One thing seems certain: With Rio de Janeiro playing host to soccer's World Cup in 2014 and the Olympics in 2016, this most spectacular of Brazilian cities will end up with some spanking new infrastructure. Think stadiums, hotel rooms, roads and public transit.
But some observers say these global sporting events will also leave a less concrete legacy in the form of greater digital inclusion—this in a country still known for its sharp divide between rich and poor, haves and have nots. A key driver of this change is a city government plan to build a network of digital community spaces, dubbed "Knowledge Squares" and "Knowledge Ships." The purpose of these structures, which will be scattered throughout the city, is to induct local residents into the digital world and transform neighborhoods into smart communities.
The project is already well underway.

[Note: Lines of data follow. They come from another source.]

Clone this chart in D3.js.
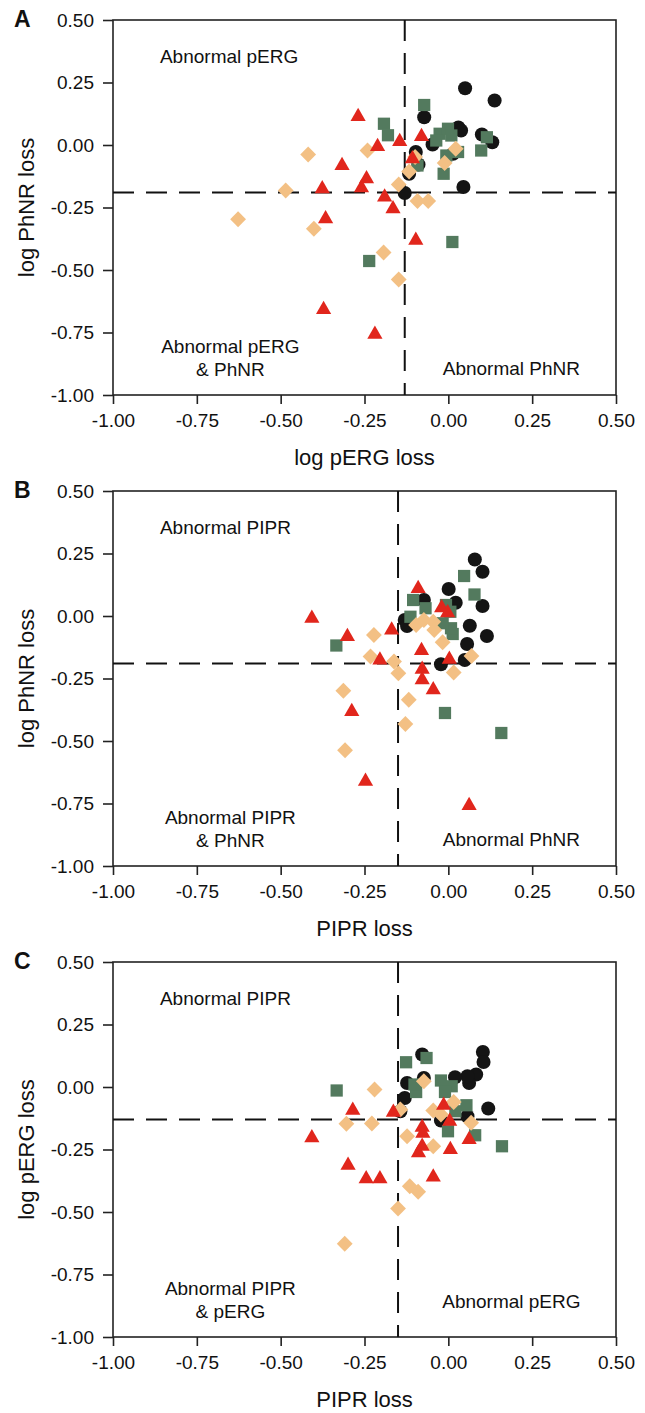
<!DOCTYPE html>
<html>
<head>
<meta charset="utf-8">
<script src="https://cdn.jsdelivr.net/npm/d3@7"></script>
<style>
  body { margin: 0; background: #fff; }
  svg { display: block; font-family: "Liberation Sans", Arial, sans-serif; }
</style>
</head>
<body>
<svg id="chart" width="645" height="1413"></svg>
<script>
const tickValues = [-1, -0.75, -0.5, -0.25, 0, 0.25, 0.5];

// Panel A: log pERG loss (x) vs log PhNR loss (y)
const aBlack = [[0.05, 0.227], [0.138, 0.178], [-0.072, 0.111], [0.03, 0.07], [0.038, 0.058], [0.1, 0.042], [0.131, 0.011], [-0.047, 0.002], [0.014, -0.035], [-0.097, -0.028], [-0.089, -0.078], [-0.117, -0.115], [-0.13, -0.192], [0.045, -0.168]];
const aGreen = [[-0.072, 0.16], [-0.192, 0.085], [-0.18, 0.039], [-0.026, 0.045], [-0.001, 0.065], [0.009, 0.038], [-0.036, 0.018], [0.115, 0.031], [0.098, -0.022], [0.029, -0.028], [-0.006, -0.042], [-0.014, -0.115], [-0.092, -0.082], [0.012, -0.388], [-0.236, -0.464]];
const aOrange = [[-0.418, -0.038], [-0.241, -0.022], [-0.485, -0.182], [-0.627, -0.297], [-0.401, -0.335], [-0.193, -0.43], [-0.148, -0.538], [-0.148, -0.158], [-0.117, -0.106], [-0.099, -0.048], [-0.092, -0.224], [-0.06, -0.224], [-0.011, -0.072], [0.022, -0.015]];
const aRed = [[-0.269, 0.114], [-0.145, 0.014], [-0.08, 0.034], [-0.211, -0.006], [-0.317, -0.082], [-0.107, -0.055], [-0.244, -0.135], [-0.259, -0.171], [-0.376, -0.175], [-0.19, -0.208], [-0.165, -0.255], [-0.366, -0.295], [-0.097, -0.381], [-0.372, -0.658], [-0.219, -0.757]];

// Panel B: PIPR loss (x) vs log PhNR loss (y)
const bBlack = [[0.079, 0.226], [0.102, 0.177], [0.001, 0.108], [-0.073, 0.064], [0.022, 0.053], [0.102, 0.04], [-0.13, -0.016], [-0.123, -0.04], [0.064, -0.039], [0.115, -0.08], [0.056, -0.112], [-0.022, -0.193], [0.049, -0.176]];
const bGreen = [[0.047, 0.16], [0.078, 0.086], [-0.105, 0.064], [-0.068, 0.031], [-0.007, 0.044], [0.006, 0.017], [0.013, -0.072], [0.008, -0.049], [-0.113, -0.003], [-0.017, -0.029], [-0.334, -0.118], [-0.01, -0.388], [0.158, -0.468]];
const bOrange = [[-0.222, -0.076], [-0.232, -0.162], [-0.162, -0.182], [-0.149, -0.229], [-0.313, -0.299], [-0.118, -0.335], [-0.128, -0.432], [-0.308, -0.537], [-0.096, -0.036], [-0.073, -0.016], [-0.045, -0.023], [-0.042, -0.056], [-0.017, -0.105], [0.016, -0.226], [0.069, -0.16]];
const bRed = [[-0.407, -0.009], [-0.09, 0.11], [-0.02, 0.033], [-0.002, 0.013], [-0.169, -0.056], [-0.301, -0.082], [-0.204, -0.176], [-0.08, -0.138], [0.003, -0.173], [-0.078, -0.213], [-0.078, -0.255], [-0.045, -0.295], [-0.288, -0.382], [-0.247, -0.661], [0.062, -0.758]];

// Panel C: PIPR loss (x) vs log pERG loss (y)
const cBlack = [[0.103, 0.14], [0.105, 0.1], [-0.078, 0.13], [0.083, 0.05], [0.062, 0.016], [0.057, 0.043], [0.02, 0.039], [-0.073, 0.036], [-0.123, 0.016], [-0.13, -0.044], [-0.143, -0.097], [0.119, -0.086], [0.057, -0.117], [-0.022, -0.134]];
const cGreen = [[-0.126, 0.099], [-0.065, 0.116], [-0.333, -0.014], [-0.096, -0.02], [-0.101, 0.01], [-0.022, 0.026], [0.01, 0.003], [-0.01, -0.02], [0.054, -0.073], [0.021, -0.097], [-0.001, -0.177], [0.08, -0.193], [0.16, -0.237]];
const cOrange = [[-0.22, -0.01], [-0.073, 0.023], [0.016, -0.06], [-0.304, -0.147], [-0.228, -0.146], [-0.143, -0.09], [-0.123, -0.197], [-0.045, -0.094], [-0.022, -0.11], [-0.045, -0.237], [0.068, -0.143], [-0.115, -0.397], [-0.09, -0.419], [-0.15, -0.486], [-0.309, -0.627]];
const cRed = [[-0.407, -0.203], [-0.285, -0.093], [-0.164, -0.101], [-0.014, -0.073], [0.004, -0.137], [-0.078, -0.161], [-0.076, -0.185], [-0.078, -0.237], [-0.089, -0.263], [0.006, -0.25], [0.062, -0.21], [-0.299, -0.313], [-0.245, -0.367], [-0.204, -0.367], [-0.045, -0.36]];

const panels = [
  {
    letter: "A", top: 20, xTitle: "log pERG loss", yTitle: "log PhNR loss",
    xCut: -0.13, yCut: -0.19,
    series: [aBlack, aGreen, aOrange, aRed],
    notes: [["Abnormal pERG"], ["Abnormal pERG", "& PhNR"], ["Abnormal PhNR"]]
  },
  {
    letter: "B", top: 491, xTitle: "PIPR loss", yTitle: "log PhNR loss",
    xCut: -0.15, yCut: -0.19,
    series: [bBlack, bGreen, bOrange, bRed],
    notes: [["Abnormal PIPR"], ["Abnormal PIPR", "& PhNR"], ["Abnormal PhNR"]]
  },
  {
    letter: "C", top: 962, xTitle: "PIPR loss", yTitle: "log pERG loss",
    xCut: -0.15, yCut: -0.13,
    series: [cBlack, cGreen, cOrange, cRed],
    notes: [["Abnormal PIPR"], ["Abnormal PIPR", "& pERG"], ["Abnormal pERG"]]
  }
];

const styles = [
  { shape: d3.symbolCircle, size: 155, fill: "#141414", rotate: 0 },
  { shape: d3.symbolSquare, size: 150, fill: "#537a5e", rotate: 0 },
  { shape: d3.symbolSquare, size: 125, fill: "#f3c084", rotate: 45 },
  { shape: d3.symbolTriangle, size: 100, fill: "#e1261c", rotate: 0 }
];

const left = 113, right = 616, plotH = 375;
const svg = d3.select("#chart");
const fmt = (d) => d.toFixed(2); // plain hyphen minus, like the original

panels.forEach((p) => {
  const x = d3.scaleLinear().domain([-1, 0.5]).range([left, right]);
  const y = d3.scaleLinear().domain([-1, 0.5]).range([p.top + plotH, p.top]);
  const g = svg.append("g");

  const xAxis = d3.axisBottom(x).tickValues(tickValues).tickFormat(fmt).tickSize(9).tickPadding(10).tickSizeOuter(0);
  const yAxis = d3.axisLeft(y).tickValues(tickValues).tickFormat(fmt).tickSize(10).tickPadding(9).tickSizeOuter(0);

  // box
  g.append("rect")
    .attr("x", left)
    .attr("y", p.top)
    .attr("width", right - left)
    .attr("height", plotH)
    .attr("fill", "none")
    .attr("stroke", "#222")
    .attr("stroke-width", 1.6);

  // quadrant cut lines
  g.append("line")
    .attr("x1", x(p.xCut)).attr("x2", x(p.xCut))
    .attr("y1", y(0.5)).attr("y2", y(-1))
    .attr("stroke", "#111").attr("stroke-width", 2).attr("stroke-dasharray", "21,12");
  g.append("line")
    .attr("x1", x(-1)).attr("x2", x(0.5))
    .attr("y1", y(p.yCut)).attr("y2", y(p.yCut))
    .attr("stroke", "#111").attr("stroke-width", 2).attr("stroke-dasharray", "21,12");

  // points
  p.series.forEach((pts, i) => {
    const s = styles[i];
    g.append("g")
      .selectAll("path")
      .data(pts)
      .enter()
      .append("path")
      .attr("d", d3.symbol().type(s.shape).size(s.size))
      .attr("transform", (d) => `translate(${x(d[0])},${y(d[1])}) rotate(${s.rotate})`)
      .attr("fill", s.fill);
  });

  const xg = g.append("g").attr("transform", `translate(0,${p.top + plotH})`).call(xAxis);
  const yg = g.append("g").attr("transform", `translate(${left},0)`).call(yAxis);
  [xg, yg].forEach((ag) => {
    ag.select(".domain").remove();
    ag.selectAll("line").attr("stroke", "#222").attr("stroke-width", 1.6);
    ag.selectAll("text").attr("fill", "#111").style("font-size", "19px").attr("font-family", "Liberation Sans, Arial, sans-serif");
  });

  // quadrant notes
  const noteStyle = (t) => t.style("font-size", "19px").attr("fill", "#111");
  noteStyle(g.append("text")
    .attr("x", x(-0.86))
    .attr("y", y(0.33))
    .text(p.notes[0][0]));
  const bl = g.append("text").attr("text-anchor", "middle");
  noteStyle(bl);
  bl.append("tspan").attr("x", x(-0.65)).attr("y", y(-0.83)).text(p.notes[1][0]);
  bl.append("tspan").attr("x", x(-0.65)).attr("y", y(-0.925)).text(p.notes[1][1]);
  noteStyle(g.append("text")
    .attr("text-anchor", "middle")
    .attr("x", x(0.188))
    .attr("y", y(p.letter === "C" ? -0.885 : -0.918))
    .text(p.notes[2][0]));

  // titles
  g.append("text")
    .attr("x", (left + right) / 2)
    .attr("y", p.top + plotH + 70)
    .attr("text-anchor", "middle")
    .style("font-size", "22px")
    .attr("fill", "#111")
    .text(p.xTitle);
  g.append("text")
    .attr("transform", `translate(34,${p.top + plotH / 2}) rotate(-90)`)
    .attr("text-anchor", "middle")
    .style("font-size", "22px")
    .attr("fill", "#111")
    .text(p.yTitle);

  g.append("text")
    .attr("x", 14)
    .attr("y", p.top + 7)
    .style("font-size", "23px")
    .style("font-weight", "bold")
    .attr("fill", "#111")
    .text(p.letter);
});
</script>
</body>
</html>
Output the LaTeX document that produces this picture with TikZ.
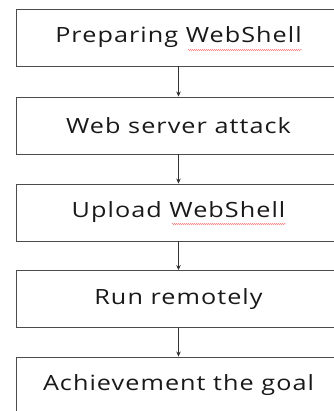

Under the leadership of Mayor Eduardo Paes, the city has already completed one Knowledge Square and five Knowledge Ships—including one Knowledge "Mother Ship" about twice the size of the rest—and is on track to complete two more before year's end. The goal is to build at least 40 by 2016, according to the city's department of science and technology.
"One of the project's main goals is the creation of a knowledge network designed to ensure that Rio becomes more advanced in digital literacy in education, entertainment, services and training," says Franklin Dias Coelho, the city's chief information officer and head of the department of science and technology in charge of the initiative. "It's about democratization of knowledge through allowing people access to the Internet and distance learning tools. The spaces are even open on weekends."
"Digital Rio 15 Minutes"
Each of the spaces resembles a futuristic cube covering an area about the size of an NBA basketball court. The plan calls for each to be situated in a poor neighborhood. Many will be a stone's throw from Rio's famous hillside slums, or favelas, which have historically been home to violent gangs, drug traffickers and impoverished young people.
While designs vary somewhat, each space typically has a reception area, a playground and an outdoor movie theater where people can watch films projected onto a large screen—the "eye" of the ship. Other features include a multimedia gallery, a digital library, a production room for editing digital content and "caves" where children can hole up with magazines, books or iPads loaded with educational apps.
Users can also dip their toes into the waters of participatory democracy by navigating around digital maps of the neighborhood and inputting suggestions, complaints and comments to the city government. Some spaces also have an amphitheater for lectures, screenings of videos and films, and performing plays for the community. Eventually, the city wants the structures to be no more than a 15-minute walk apart—hence the name of the umbrella program that the structures fall under: "Digital Rio 15 Minutes.
Hotbeds of Educational Opportunity
The spaces will also provide all manner of educational opportunities, including classes on everything from digital literacy and information technology to English for tourism, virtual reality and even networking taught by the Cisco Networking Academy. Other offerings include classes on technology in the community, at work and in entrepreneurship. Future classes will include things like robotics, hackathons and app development. In addition to various city agencies, the project is being developed in partnership with two federal universities in Rio as well as external partners such as Cisco, Intel and the Sequoia Foundation.
The initiative has not gone unnoticed in the broader community. It recently caught the attention of the New York-based smart city think-tank, the Intelligent Community Forum (ICF), with co-founder John Jung calling the digital spaces "one of the most dramatic and extensive opportunities to provide digital inclusion … anywhere I have ever seen."
Jung's observation is all the more resonant in light of the recent mass protests that have rocked Rio and other cities in Brazil—in large measure due to the country's still-gaping social inequalities. Anecdotally, the project has already helped some locals find jobs they otherwise could not have got. As a factory for the creation of more knowledge workers as the World Cup and Olympics loom, the project could hardly be more timely—or more enduring in its impact.
As Jung says, "Digital inclusion and not the physical sports facilities will be the greatest legacy of these games."